Monday, June 25, 2012

Grandparents


I was riding home in the back of a van last weekend. My Father was driving this van  and it contained one of my brothers, one of my sisters, my nephew and my youngest child. Everyone was asleep but my Dad and I was staring out the window at the countryside of western Iowa. We were on our way back home from helping another brother move and it was a 5 hour trip. 5 hours of cornfields, farms and small towns. My mind started to wander and I starting thinking about my Grandparents Leo and Helen. I started to think about their farm and the time I had spent on it.

Everyone in my family until my generation had been farmers. My Dad's generation grew up on farms but moved to the city and no one in my immediate family still tills the land. Being older I was one of the few grand kids to see my Grandpa's farm. My Grandpa retired from farming when I was about 13 or so and moved first to a small town then to a larger city.

I still remember staying there on weekends and over the summer. How we would wake up early, ungodly early for a city kid like me and go milk the cows. I can still smell the barn, its aroma of cowshit, milk and straw. I can see the big vat of milk as it was pumped full and then later in the day when the milk tanker would come by and empty it for the next day. I remember hearing popular songs of the 60's and 70's on WMT radio 600 on the old transistor radio nailed to the barn wall and covered with fly droppings.

I remember coming inside the house after morning chores and removing our clothes so as not to track in the house. Then Grandma would make breakfast with fresh milk and bacon. Eggs fried in the bacon grease. Maybe some cheese and always bread and butter at every meal.

We would go out again, maybe we would bail hay and Grandpa would let me drive the tractor, except he would turn it at the end of each row because I didn't have the arm strength. Or he would use the end loader to clean out the hog pens and I would have to get the corners with a scoop shovel. Sometimes my cousins, sister, and I would climb up to the top of the corn crib and kick the corn down into the whirling screw of the hopper as it ground up the cobs into feed for the dairy herd. Or we would catch the horses and go for a ride. Sometime Grandpa would send us off with the tractor and wagon to fetch a newborn calf or we  would walk to call the cows in for the afternoon milking. They didn't need us though as they were already headed to the barn just like clockwork.Sometime we played hide and seek in the corn fields.

Lunch would be sandwiches and more milk or maybe hamburgers. Grandpa would pay me a nickle a bird to shoot the Starlings and Sparrows in his barn with my BB gun, as they would eat his grain. Often I was in charge of feeding the calves and would mix formula and goose eggs together with water and feed them with huge baby bottles.
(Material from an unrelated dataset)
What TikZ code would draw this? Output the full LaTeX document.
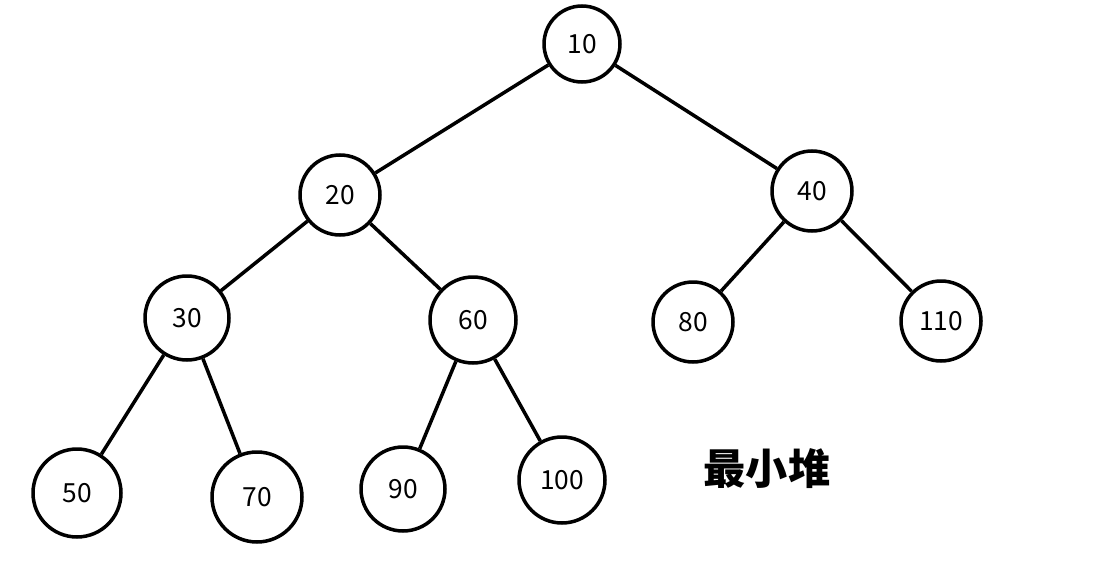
\documentclass[tikz,border=0pt]{standalone}
\usepackage{fontspec}
\setmainfont{Noto Sans CJK SC}
\tikzstyle{heap_n} = [circle, draw=black, line width=2pt, align=center, inner sep=0pt, minimum size=1.6cm, font=\fontsize{15}{17}\selectfont]
\tikzstyle{heap_e} = [line width=2pt]
\begin{document}
\begin{tikzpicture}[x=0.02cm,y=-0.02cm]
\useasboundingbox (0,0) rectangle (1102,571);
\node [heap_n, minimum size=1.52cm] (n10) at (582,44) {10};
\node [heap_n] (n20) at (340,195) {20};
\node [heap_n] (n40) at (812,191) {40};
\node [heap_n, minimum size=1.68cm] (n30) at (187,318) {30};
\node [heap_n, minimum size=1.72cm] (n60) at (473,320) {60};
\node [heap_n] (n80) at (693,322) {80};
\node [heap_n] (n110) at (941,321) {110};
\node [heap_n, minimum size=1.76cm] (n50) at (77,493) {50};
\node [heap_n, minimum size=1.8cm] (n70) at (257,497) {70};
\node [heap_n, minimum size=1.68cm] (n90) at (403,489) {90};
\node [heap_n, minimum size=1.72cm] (n100) at (562,480) {100};
\node [font=\fontsize{24}{28}\selectfont\bfseries] (title) at (767,469) {最小堆};
% edges
\draw [heap_e] (n10) -- (n20);
\draw [heap_e] (n10) -- (n40);
\draw [heap_e] (n20) -- (n30);
\draw [heap_e] (n20) -- (n60);
\draw [heap_e] (n40) -- (n80);
\draw [heap_e] (n40) -- (n110);
\draw [heap_e] (n30) -- (n50);
\draw [heap_e] (n30) -- (n70);
\draw [heap_e] (n60) -- (n90);
\draw [heap_e] (n60) -- (n100);
\end{tikzpicture}
\end{document}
They would suck on the nipple so hard I could barely hold on.

Dinner would be pork chops or chicken, with more bread and butter and maybe a dandelion salad drenched in bacon grease and vinegar ( don't turn up your nose it was delicious). Sundays we would eat duck or goose and have a huge meal for lunch. And pie, my Grandma made the best pies ever.  I still love pie to this day. Sunday afternoons we would watch the Floyd Warren Jubilee or Professional Wrestling which my Grandfather loved.

Grandma was a painter and a gardener. Her garden was bigger than most people's yards and she had vegetable and flowers that were amazing. She ran the LeHe art gallery out of her basement. She painted the most incredible pictures of clowns, little trolls, still lifes and landscapes of the Iowa countryside. She won many many ribbons. She had a library also, in my Grandma's library I first read Sherlock Holmes and James Bond, Tom Sawyer and Robinson Crusoe.

In the evenings we would all take our baths and hang out in the living room. We would eat popcorn, homemade ice cream and apples. We would drink green Koolaid out of a ice cold metal pitcher. So cold frost would be on the outside.

My Grandpa passed away in 1998, the last time I saw him we had some pie together. My Grandma died in 2009 the last time I saw her I held her hand but she didn't know who I was. They are together again now.

Sometimes I miss people

http://thegazette.com/obituaries/hanson-helen-ada-miller-2/
http://www.mcelmeel.com/records/hanson/LeoHanson_01OBIT.html

1 comment:

  1. My grandpa died in the fall of 1982. I still miss him. Thanks for sharing your memories.